Le défi, c’est aussi de faire en sorte qu’on arrive à réinvestir pour qu’on puisse continuer à bâtir la ville sur la ville. C’est difficile parce que les gens veulent partout des petits jardins et des espaces verts. Mais si on veut le faire, il faut aussi bâtir des immeubles qui sont plus hauts et pas seulement des pavillons. C’est un débat. La reconquête de la ville sur une partie de l’espace portuaire et la restitution de ses activités sont également les défis des prochaines années.

La réflexion n’est pas terminée sur l’aménagement de la ville?
Non, ce n’est pas terminé. On ne finit jamais. J’ai déjà comparé le travail sur une ville avec une tapisserie. Je me demandais si, comme maire, je n’étais pas un peu Pénélope, c’est-à-dire à redéfaire le fil alors que j’avais le canevas.
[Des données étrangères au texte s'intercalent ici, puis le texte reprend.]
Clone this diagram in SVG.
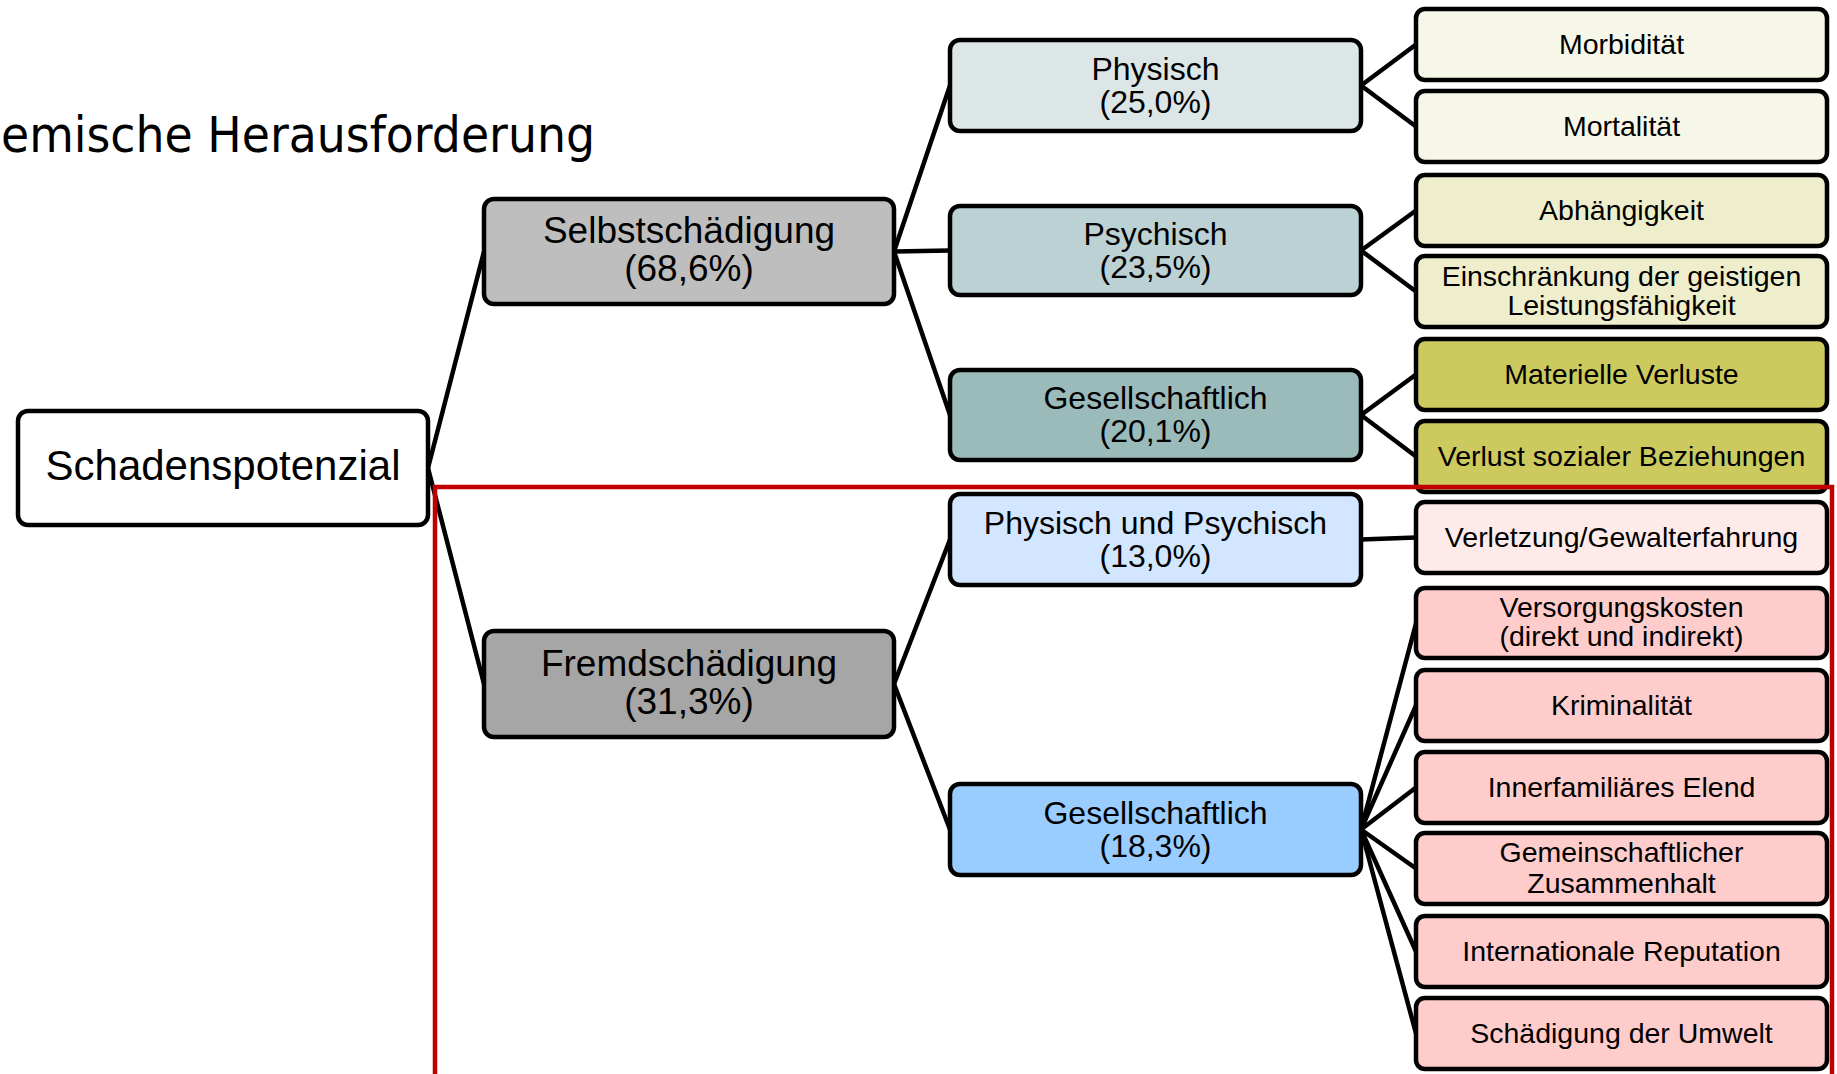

Au fond, j’ai du plaisir à voir que les orientations que j’ai portées restent valables.

Qui est Catherine Trautmann?

  • Membre du Parti socialiste
  • Élue au conseil municipal de Strasbourg en 1983
  • Mairesse de Strasbourg et présidente de la Communauté urbaine de Strasbourg de 1989 à 2001
  • Ministre de la Culture et des Communications dans le gouvernement de Lionel Jospin de 1997 à 2000
  • Députée européenne de 2004 à 2014
  • Aujourd’hui conseillère municipale, vice-présidente de la Communauté urbaine de Strasbourg et présidente du port autonome de Strasbourg

Conférence à Montréal
À l’invitation du Conseil régional de l’environnement de Montréal, Catherine Trautmann donnera une conférence mardi, à 17h15, à l’Université du Québec à Montréal (200, rue Sherbrooke, local SH-2800) à l’occasion du Forum Urba 2015.